JavaScript in PDFs is stored in three locations within the document structure. The /OpenAction entry in the document catalog triggers code when the PDF is opened — this is the most common vector for malicious PDF exploits. The /AA (Additional Actions) dictionary on the catalog or individual pages fires scripts on events like page open, page close, or print. The /Names/JavaScript name tree contains named scripts that can be invoked by form fields or other actions. Removing all three locations ensures no executable code remains in the document.
Metadata in PDFs exists in two forms. The Info Dictionary stores standard fields — Title, Author, Subject, Keywords, Creator (the application that created the original document), and Producer (the application that converted it to PDF). The XMP Metadata stream is an XML-based metadata format (defined by ISO 16684) that can contain far more information: GPS coordinates, edit history, software versions, and custom properties. Government agencies and law firms routinely sanitize both metadata formats before public release to prevent information leakage.
PieceInfo is a private data mechanism defined in the PDF specification (ISO 32000-2:2020, Section 14.5). Applications like Adobe Illustrator store the complete .ai source file inside PieceInfo, allowing round-trip editing. InDesign embeds layout data, and Photoshop stores layer information. This data can double or triple the file size and exposes your original design assets to anyone who knows where to look. Removing PieceInfo strips this proprietary payload without affecting the rendered appearance.
Embedded files are stored in the /Names/EmbeddedFiles name tree. PDFs can carry any file type as an attachment — spreadsheets, executables, archives, or additional PDFs. While legitimate uses exist (PDF portfolios, email attachments saved as PDF), embedded files can also serve as a vector for delivering malware or exfiltrating data. Sanitization removes these attachments entirely.

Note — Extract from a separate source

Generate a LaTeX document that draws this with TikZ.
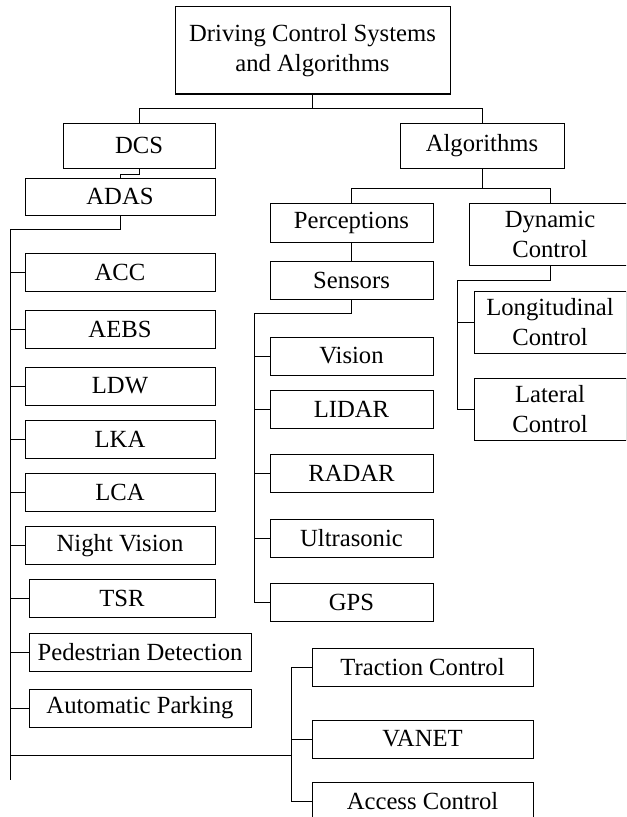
\documentclass[tikz,border=0pt]{standalone}
\usepackage{fontspec}
\setmainfont{Liberation Serif}
\usepackage{tikz}
\usetikzlibrary{positioning, calc}

\begin{document}
\begin{tikzpicture}[
		x=0.75pt, y=-0.75pt,
		line width=0.75pt,
		block/.style = {rectangle, draw, text centered, align=center, inner sep=0pt, font=\fontsize{18.5}{22.5}\selectfont, minimum height=28.5pt},
		head/.style = {block, minimum height=33.75pt},
		twoline/.style = {block, minimum height=46.5pt},
	]
	\useasboundingbox (0,0) rectangle (626,817);
	\clip (0,0) rectangle (626,817);

	\node[block, minimum width=206.25pt, minimum height=65.25pt](root) at (312.5,50.5){Driving Control Systems\\and Algorithms};
	\node[head, minimum width=114pt](dcs) at (139,145.5){DCS};
	\node[head, minimum width=123pt](alg) at (482,145.5){Algorithms};

	% DCS side
	\node[block, minimum width=142.5pt, minimum height=27.75pt](adas) at (120,196.5){ADAS};
	\node[block, minimum width=142.5pt](acc) at (120,272){ACC};
	\node[block, minimum width=142.5pt](aebs) at (120,329.5){AEBS};
	\node[block, minimum width=142.5pt](ldw) at (120,386){LDW};
	\node[block, minimum width=142.5pt](lka) at (120,439.5){LKA};
	\node[block, minimum width=142.5pt](lca) at (120,492){LCA};
	\node[block, minimum width=142.5pt](night) at (120,545.5){Night Vision};
	\node[block, minimum width=139.5pt](tsr) at (122,598){TSR};
	\node[block, minimum width=166.5pt](ped) at (140,652){Pedestrian Detection};
	\node[block, minimum width=166.5pt](park) at (140,708){Automatic Parking};

	\node[block, minimum width=165.75pt](trac) at (422.5,667){Traction Control};
	\node[block, minimum width=165.75pt](vanet) at (422.5,739){VANET};
	\node[block, minimum width=165.75pt](access) at (422.5,801){Access Control};

	% Algorithms side
	\node[block, minimum width=122.25pt, minimum height=29.25pt](perc) at (351.5,222.5){Perceptions};
	\node[block, minimum width=122.25pt](sens) at (351.5,280){Sensors};
	\node[block, minimum width=122.25pt](vision) at (351.5,356){Vision};
	\node[block, minimum width=122.25pt](lidar) at (351.5,409){LIDAR};
	\node[block, minimum width=122.25pt](radar) at (351.5,473){RADAR};
	\node[block, minimum width=122.25pt](ultra) at (351.5,538){Ultrasonic};
	\node[block, minimum width=122.25pt](gps) at (351.5,602){GPS};

	\node[twoline, minimum width=121.5pt](dyn) at (550,234){Dynamic\\Control};
	\node[twoline, minimum width=114pt](lon) at (550,322){Longitudinal\\Control};
	\node[twoline, minimum width=114pt](lat) at (550,409){Lateral\\Control};

	\coordinate(trunkA) at (10,229);
	\coordinate(trunkEnd) at (10,780);
	\coordinate(busL) at (10,755);
	\coordinate(busR) at (291,755);
	\coordinate(trunkS) at (254,313);
	\coordinate(trunkD) at (457,280);

	\draw(root.south)--++(0,14)-|(dcs.north);
	\draw(root.south)--++(0,14)-|(alg.north);
	\draw(dcs.south)--++(0,6)-|(adas.north);
	\draw(adas.south)|-(trunkA)--(trunkEnd);
	\foreach \n in {acc, aebs, ldw, lka, lca, night, tsr, ped, park}
		\draw(trunkA |- \n.west)--(\n.west);

	\draw(busL)--(busR);
	\draw(busR |- trac.west)--(busR |- access.west);
	\foreach \n in {trac, vanet, access}
		\draw(busR |- \n.west)--(\n.west);

	\draw(alg.south)--++(0,20)-|(perc.north);
	\draw(alg.south)--++(0,20)-|(dyn.north);
	\draw(perc.south)--(sens.north);
	\draw(sens.south)|-(trunkS)--(trunkS |- gps.west);
	\foreach \n in {vision, lidar, radar, ultra, gps}
		\draw(trunkS |- \n.west)--(\n.west);

	\draw(dyn.south)|-(trunkD)--(trunkD |- lat.west);
	\foreach \n in {lon, lat}
		\draw(trunkD |- \n.west)--(\n.west);

\end{tikzpicture}
\end{document}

AcroForm is the PDF interactive forms standard. The /AcroForm dictionary in the document catalog defines the form field hierarchy, default values, calculation order, validation scripts, and submit actions. Removing AcroForm strips all form interactivity — text inputs, checkboxes, dropdowns, radio buttons, and signature fields — along with any associated JavaScript validation or calculation scripts. The visual appearance of filled-in fields is lost (unlike flattening, which preserves it), making this option appropriate when you need to eliminate all interactive elements regardless of their visual state.
Why Use This Tool
PDF sanitization addresses critical needs across security, privacy, compliance, and file optimization workflows:
- Security hardening — Malicious PDFs are a top attack vector in phishing campaigns. CVE databases list hundreds of PDF JavaScript exploits targeting Adobe Acrobat, Foxit Reader, and browser-based viewers. Stripping JavaScript, embedded files, and form actions neutralizes these attack surfaces. Organizations that receive PDFs from untrusted sources use sanitization as a standard preprocessing step before allowing documents into their network.

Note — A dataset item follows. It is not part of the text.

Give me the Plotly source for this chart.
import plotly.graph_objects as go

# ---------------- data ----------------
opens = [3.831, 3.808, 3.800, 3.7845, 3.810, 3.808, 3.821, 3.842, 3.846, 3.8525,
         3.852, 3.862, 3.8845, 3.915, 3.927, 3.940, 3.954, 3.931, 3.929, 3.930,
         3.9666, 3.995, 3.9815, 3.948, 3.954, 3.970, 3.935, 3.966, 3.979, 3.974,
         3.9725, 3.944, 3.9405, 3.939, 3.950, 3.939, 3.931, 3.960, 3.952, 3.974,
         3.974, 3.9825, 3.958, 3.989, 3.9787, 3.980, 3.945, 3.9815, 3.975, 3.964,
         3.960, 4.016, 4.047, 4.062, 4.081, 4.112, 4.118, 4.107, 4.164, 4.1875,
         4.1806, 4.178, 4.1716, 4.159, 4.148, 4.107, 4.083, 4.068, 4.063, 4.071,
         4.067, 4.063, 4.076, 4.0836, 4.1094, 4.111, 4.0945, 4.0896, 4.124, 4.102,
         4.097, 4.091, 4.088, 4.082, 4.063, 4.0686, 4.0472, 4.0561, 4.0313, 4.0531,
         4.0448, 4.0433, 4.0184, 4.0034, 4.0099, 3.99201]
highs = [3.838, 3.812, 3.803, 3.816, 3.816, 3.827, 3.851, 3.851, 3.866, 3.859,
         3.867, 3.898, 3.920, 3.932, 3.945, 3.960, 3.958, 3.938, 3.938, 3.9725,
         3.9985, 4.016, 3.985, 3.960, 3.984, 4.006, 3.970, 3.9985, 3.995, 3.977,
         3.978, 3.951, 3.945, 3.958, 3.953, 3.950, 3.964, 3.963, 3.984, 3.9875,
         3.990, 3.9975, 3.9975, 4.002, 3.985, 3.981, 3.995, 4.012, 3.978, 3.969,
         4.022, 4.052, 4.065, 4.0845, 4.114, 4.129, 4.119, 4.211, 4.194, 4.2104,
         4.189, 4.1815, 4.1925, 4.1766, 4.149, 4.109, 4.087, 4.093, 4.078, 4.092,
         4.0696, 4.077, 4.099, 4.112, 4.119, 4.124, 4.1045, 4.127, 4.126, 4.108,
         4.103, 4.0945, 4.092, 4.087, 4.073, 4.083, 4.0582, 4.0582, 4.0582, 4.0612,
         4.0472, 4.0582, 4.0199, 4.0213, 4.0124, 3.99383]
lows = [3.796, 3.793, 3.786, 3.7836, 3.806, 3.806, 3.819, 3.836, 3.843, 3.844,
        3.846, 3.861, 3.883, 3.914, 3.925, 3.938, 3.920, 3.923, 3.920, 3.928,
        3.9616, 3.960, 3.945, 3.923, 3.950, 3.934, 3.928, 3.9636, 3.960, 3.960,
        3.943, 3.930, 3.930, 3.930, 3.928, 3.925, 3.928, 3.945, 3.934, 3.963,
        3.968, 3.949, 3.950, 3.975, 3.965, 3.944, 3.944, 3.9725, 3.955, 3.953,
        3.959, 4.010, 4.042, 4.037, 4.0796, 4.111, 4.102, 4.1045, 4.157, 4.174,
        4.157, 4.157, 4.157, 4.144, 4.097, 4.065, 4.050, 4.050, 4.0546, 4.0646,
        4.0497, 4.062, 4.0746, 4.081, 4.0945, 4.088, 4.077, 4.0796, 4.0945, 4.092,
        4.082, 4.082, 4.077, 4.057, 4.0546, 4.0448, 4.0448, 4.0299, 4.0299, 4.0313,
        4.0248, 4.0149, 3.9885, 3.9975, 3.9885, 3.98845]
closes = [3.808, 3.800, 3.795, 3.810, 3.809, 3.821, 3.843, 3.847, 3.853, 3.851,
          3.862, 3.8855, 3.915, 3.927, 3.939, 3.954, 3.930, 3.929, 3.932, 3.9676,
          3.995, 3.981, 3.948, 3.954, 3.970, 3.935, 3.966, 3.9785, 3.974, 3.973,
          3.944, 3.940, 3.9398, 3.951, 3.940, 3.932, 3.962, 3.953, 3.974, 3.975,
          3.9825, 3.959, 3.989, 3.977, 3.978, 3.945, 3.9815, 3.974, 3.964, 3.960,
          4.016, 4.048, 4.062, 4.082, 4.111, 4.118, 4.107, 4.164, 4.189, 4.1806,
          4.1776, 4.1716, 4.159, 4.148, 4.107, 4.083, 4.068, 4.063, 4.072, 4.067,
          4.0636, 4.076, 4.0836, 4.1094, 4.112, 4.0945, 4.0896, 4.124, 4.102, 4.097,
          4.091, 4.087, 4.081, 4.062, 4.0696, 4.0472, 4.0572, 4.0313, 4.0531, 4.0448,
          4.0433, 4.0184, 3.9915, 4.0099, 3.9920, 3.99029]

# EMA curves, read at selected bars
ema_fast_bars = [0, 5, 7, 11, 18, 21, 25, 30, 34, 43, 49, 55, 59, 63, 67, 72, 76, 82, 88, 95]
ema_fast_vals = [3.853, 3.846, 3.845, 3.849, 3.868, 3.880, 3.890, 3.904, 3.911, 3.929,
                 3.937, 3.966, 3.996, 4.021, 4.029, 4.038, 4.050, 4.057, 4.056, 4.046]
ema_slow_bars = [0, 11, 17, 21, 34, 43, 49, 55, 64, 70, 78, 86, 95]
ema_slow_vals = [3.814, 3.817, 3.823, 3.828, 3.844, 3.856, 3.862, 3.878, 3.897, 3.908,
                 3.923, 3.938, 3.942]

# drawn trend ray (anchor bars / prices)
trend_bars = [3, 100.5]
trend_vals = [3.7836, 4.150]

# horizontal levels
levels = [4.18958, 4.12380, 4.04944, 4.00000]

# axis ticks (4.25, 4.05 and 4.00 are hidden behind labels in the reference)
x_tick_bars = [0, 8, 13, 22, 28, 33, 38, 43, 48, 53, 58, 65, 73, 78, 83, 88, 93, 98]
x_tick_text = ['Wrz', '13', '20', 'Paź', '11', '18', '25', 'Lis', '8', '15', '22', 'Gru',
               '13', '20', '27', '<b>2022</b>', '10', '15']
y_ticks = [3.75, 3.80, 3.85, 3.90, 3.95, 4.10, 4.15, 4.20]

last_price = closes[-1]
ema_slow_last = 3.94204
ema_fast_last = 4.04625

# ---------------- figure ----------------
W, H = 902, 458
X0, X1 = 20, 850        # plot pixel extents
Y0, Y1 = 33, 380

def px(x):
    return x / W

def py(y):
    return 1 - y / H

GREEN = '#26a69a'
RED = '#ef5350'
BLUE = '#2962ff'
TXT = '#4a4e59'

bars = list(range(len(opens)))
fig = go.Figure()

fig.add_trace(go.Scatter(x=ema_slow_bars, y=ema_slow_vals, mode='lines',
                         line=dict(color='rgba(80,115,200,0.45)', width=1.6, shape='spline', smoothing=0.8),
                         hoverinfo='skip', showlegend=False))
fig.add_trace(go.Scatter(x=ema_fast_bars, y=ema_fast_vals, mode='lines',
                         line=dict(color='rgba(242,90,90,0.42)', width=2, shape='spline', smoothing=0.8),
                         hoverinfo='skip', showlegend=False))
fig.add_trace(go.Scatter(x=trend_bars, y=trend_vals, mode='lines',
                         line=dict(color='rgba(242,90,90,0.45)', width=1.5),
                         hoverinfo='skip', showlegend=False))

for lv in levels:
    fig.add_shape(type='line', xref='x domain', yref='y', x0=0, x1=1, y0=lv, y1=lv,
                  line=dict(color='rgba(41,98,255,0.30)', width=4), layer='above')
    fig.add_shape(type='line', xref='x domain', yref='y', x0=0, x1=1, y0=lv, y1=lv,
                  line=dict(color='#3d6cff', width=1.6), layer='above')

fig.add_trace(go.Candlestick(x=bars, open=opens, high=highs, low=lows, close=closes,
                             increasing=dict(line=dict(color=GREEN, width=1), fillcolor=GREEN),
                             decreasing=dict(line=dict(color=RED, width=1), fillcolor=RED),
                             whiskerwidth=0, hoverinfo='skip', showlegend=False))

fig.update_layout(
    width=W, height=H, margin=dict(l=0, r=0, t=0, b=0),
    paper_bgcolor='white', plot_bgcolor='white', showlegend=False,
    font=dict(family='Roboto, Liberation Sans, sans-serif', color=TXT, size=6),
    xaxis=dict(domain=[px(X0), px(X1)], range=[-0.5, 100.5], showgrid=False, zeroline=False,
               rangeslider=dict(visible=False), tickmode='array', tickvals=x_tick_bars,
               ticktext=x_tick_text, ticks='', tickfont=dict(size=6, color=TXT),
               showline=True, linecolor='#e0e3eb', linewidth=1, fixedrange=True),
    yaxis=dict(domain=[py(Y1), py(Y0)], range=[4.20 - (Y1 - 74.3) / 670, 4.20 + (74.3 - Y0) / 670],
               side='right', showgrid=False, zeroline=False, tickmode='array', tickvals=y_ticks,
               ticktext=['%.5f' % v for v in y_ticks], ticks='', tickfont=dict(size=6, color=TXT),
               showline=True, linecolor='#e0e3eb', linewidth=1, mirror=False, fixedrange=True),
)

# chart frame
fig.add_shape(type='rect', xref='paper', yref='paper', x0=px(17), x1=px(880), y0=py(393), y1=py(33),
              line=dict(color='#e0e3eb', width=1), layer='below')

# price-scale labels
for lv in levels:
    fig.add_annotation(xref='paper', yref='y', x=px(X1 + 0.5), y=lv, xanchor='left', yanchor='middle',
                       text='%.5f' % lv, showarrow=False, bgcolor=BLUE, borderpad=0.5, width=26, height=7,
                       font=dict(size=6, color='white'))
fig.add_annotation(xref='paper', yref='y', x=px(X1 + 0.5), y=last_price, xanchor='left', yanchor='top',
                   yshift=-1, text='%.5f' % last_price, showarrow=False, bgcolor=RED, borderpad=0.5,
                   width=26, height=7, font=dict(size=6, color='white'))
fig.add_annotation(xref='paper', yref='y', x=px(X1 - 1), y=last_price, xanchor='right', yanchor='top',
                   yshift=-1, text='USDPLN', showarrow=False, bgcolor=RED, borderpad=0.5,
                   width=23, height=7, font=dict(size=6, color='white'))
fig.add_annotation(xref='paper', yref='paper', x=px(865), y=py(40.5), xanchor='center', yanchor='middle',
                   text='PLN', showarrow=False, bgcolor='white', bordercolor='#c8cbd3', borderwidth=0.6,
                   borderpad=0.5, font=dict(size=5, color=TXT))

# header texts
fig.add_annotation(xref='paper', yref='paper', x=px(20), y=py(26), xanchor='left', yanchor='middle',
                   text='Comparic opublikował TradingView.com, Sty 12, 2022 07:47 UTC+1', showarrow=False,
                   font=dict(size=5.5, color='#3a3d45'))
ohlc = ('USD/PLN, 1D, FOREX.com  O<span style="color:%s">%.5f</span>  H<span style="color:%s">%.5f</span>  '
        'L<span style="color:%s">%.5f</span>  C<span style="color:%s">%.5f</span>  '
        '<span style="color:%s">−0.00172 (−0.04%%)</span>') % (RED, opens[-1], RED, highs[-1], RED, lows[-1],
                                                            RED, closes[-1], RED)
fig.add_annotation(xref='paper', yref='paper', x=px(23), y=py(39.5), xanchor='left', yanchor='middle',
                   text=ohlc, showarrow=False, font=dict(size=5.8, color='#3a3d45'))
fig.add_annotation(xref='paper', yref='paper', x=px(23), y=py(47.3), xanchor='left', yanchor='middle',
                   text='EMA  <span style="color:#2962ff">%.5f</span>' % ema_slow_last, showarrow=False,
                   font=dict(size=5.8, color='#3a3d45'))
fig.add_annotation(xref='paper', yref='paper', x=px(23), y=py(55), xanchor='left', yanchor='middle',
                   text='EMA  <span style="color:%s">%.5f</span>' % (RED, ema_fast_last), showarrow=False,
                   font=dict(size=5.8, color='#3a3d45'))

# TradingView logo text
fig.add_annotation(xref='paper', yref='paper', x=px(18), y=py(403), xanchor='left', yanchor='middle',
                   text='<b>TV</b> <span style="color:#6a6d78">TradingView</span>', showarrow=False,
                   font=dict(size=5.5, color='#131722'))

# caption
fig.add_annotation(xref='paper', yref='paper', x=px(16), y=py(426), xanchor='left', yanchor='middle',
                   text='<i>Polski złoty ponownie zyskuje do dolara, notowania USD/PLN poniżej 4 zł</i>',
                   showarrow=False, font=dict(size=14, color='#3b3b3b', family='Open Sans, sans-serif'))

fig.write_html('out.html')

- Privacy and FOIA compliance — Metadata can reveal author names, organizational details, software versions, file paths, and edit timestamps that should not appear in public-facing documents. The U.S. National Security Agency published a guide specifically on removing hidden data from PDFs before public release. XMP metadata can contain GPS coordinates, camera data, and revision history that constitute a privacy risk.

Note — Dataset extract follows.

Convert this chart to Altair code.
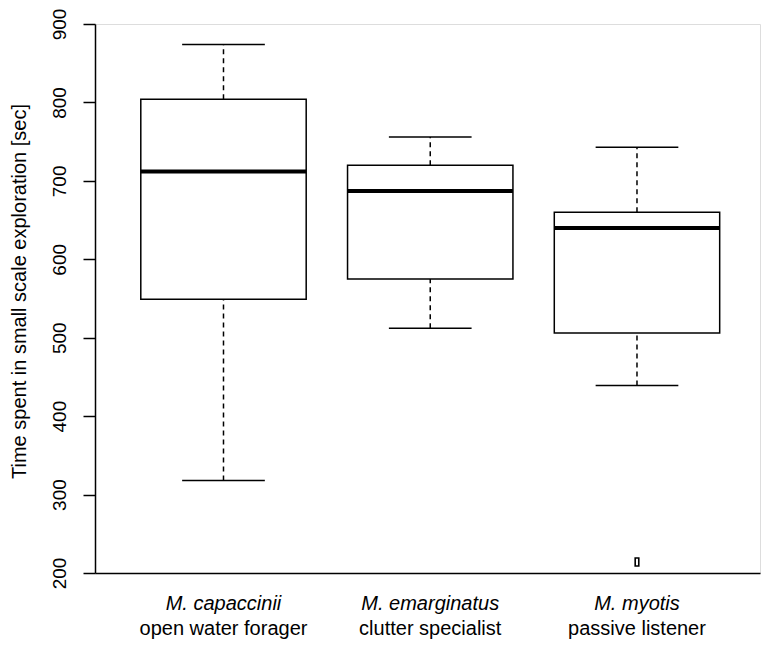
import altair as alt
import pandas as pd

# ---- data ----
positions = [1, 2, 3]
species = ["M. capaccinii", "M. emarginatus", "M. myotis"]
guilds = ["open water forager", "clutter specialist", "passive listener"]
whisker_low = [318, 512, 439]
q1 = [549, 575, 506]
median = [712, 687, 640]
q3 = [804, 720, 660]
whisker_high = [874, 756, 743]
outlier_pos = [3]
outlier_val = [214]
y_ticks = [200, 300, 400, 500, 600, 700, 800, 900]

FONT = "Liberation Sans"
W, H = 665, 549

boxes = pd.DataFrame({
    "pos": positions, "species": species, "guild": guilds,
    "lo": whisker_low, "q1": q1, "med": median, "q3": q3, "hi": whisker_high,
})
outliers = pd.DataFrame({"pos": outlier_pos, "val": outlier_val})

xscale = alt.Scale(domain=[0.3785, 3.595], nice=False, zero=False)
yscale = alt.Scale(domain=[200, 900], nice=False, zero=False)

xaxis = alt.Axis(title=None, labels=False, ticks=False, grid=False, domain=True,
                 domainColor="black", domainWidth=1.5)
yaxis = alt.Axis(title="Time spent in small scale exploration [sec]", values=y_ticks,
                 grid=False, domainColor="black", domainWidth=1.5,
                 tickColor="black", tickWidth=1.5, tickSize=12,
                 labelAngle=270, labelAlign="center", labelBaseline="alphabetic",
                 labelPadding=18, labelFont=FONT, labelFontSize=19, labelColor="black",
                 labelOverlap=False,
                 titleFont=FONT, titleFontSize=20, titleFontWeight="normal", titleColor="black",
                 titleAngle=270, titleX=-70, titleY=H / 2 - 7.5, titleAlign="center",
                 titleBaseline="alphabetic")

base = alt.Chart(boxes).transform_calculate(
    left="datum.pos - 0.4", right="datum.pos + 0.4",
    capl="datum.pos - 0.2", capr="datum.pos + 0.2",
)

whisk_up = base.mark_rule(color="black", strokeWidth=1.5, strokeDash=[5, 4]).encode(
    x=alt.X("pos:Q", scale=xscale, axis=xaxis),
    y=alt.Y("q3:Q", scale=yscale, axis=yaxis),
    y2="hi:Q",
)
whisk_dn = base.mark_rule(color="black", strokeWidth=1.5, strokeDash=[5, 4]).encode(
    x="pos:Q", y="lo:Q", y2="q1:Q",
)
cap_hi = base.mark_rule(color="black", strokeWidth=1.5).encode(
    x="capl:Q", x2="capr:Q", y="hi:Q",
)
cap_lo = base.mark_rule(color="black", strokeWidth=1.5).encode(
    x="capl:Q", x2="capr:Q", y="lo:Q",
)
box = base.mark_rect(fill="white", stroke="black", strokeWidth=1.5).encode(
    x="left:Q", x2="right:Q", y="q1:Q", y2="q3:Q",
)
med = base.mark_rule(color="black", strokeWidth=4).encode(
    x="left:Q", x2="right:Q", y="med:Q",
)
outl = alt.Chart(outliers).mark_point(
    shape="M-0.45,-1L0.45,-1L0.45,1L-0.45,1Z", size=64, filled=False,
    stroke="black", strokeWidth=1.6, opacity=1,
).encode(x="pos:Q", y="val:Q")

lab1 = base.mark_text(font=FONT, fontSize=20, fontStyle="italic", color="black",
                      baseline="alphabetic", align="center").encode(
    x="pos:Q", y=alt.value(H + 36.5), text="species:N",
)
lab2 = base.mark_text(font=FONT, fontSize=20, color="black",
                      baseline="alphabetic", align="center").encode(
    x="pos:Q", y=alt.value(H + 62), text="guild:N",
)

chart = alt.layer(whisk_up, whisk_dn, cap_hi, cap_lo, box, med, outl, lab1, lab2).properties(
    width=W, height=H,
    autosize=alt.AutoSizeParams(type="none"),
    padding={"left": 87, "top": 16, "right": 2, "bottom": 67},
).configure_view(stroke=None).configure(background="white")

chart.save("out.html", embed_options={"renderer": "svg", "actions": False})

- Legal document preparation — Before filing documents with courts, submitting evidence, or distributing contracts, attorneys sanitize PDFs to remove internal metadata, review comments stored as embedded objects, and any JavaScript that could interfere with court document management systems. A 2023 American Bar Association survey found that 15% of attorneys had inadvertently disclosed privileged information through unsanitized PDF metadata.
- File size reduction — PieceInfo from design applications can account for 50-80% of a PDF's file size. An Illustrator-exported PDF that appears to be a simple logo might contain the entire
.aisource file embedded in PieceInfo. Removing this data can reduce file sizes dramatically — a 12MB PDF might shrink to 2MB after PieceInfo removal. Embedded file attachments also contribute unnecessary bulk. - Archival preparation — Long-term archival standards like PDF/A (ISO 19005) prohibit JavaScript, restrict embedded files, and limit metadata to specific schemas. Sanitizing a PDF before archival conversion removes elements that would cause PDF/A validation failures.
- Cross-platform compatibility — JavaScript actions, AcroForm scripts, and embedded files may behave differently or fail entirely across different PDF viewers. Mobile PDF readers, browser-based viewers, and lightweight desktop applications often cannot execute JavaScript or process embedded files. Sanitizing ensures the document renders consistently everywhere by removing viewer-dependent features.
Processing PDFs locally in your browser is essential for sanitization workflows. The documents most likely to need sanitization — security-sensitive files, legally privileged materials, classified documents, and PDFs from untrusted sources — are precisely the documents you should never upload to a cloud service. This tool guarantees that your document data stays on your device throughout the entire sanitization process, with no network requests and no third-party access.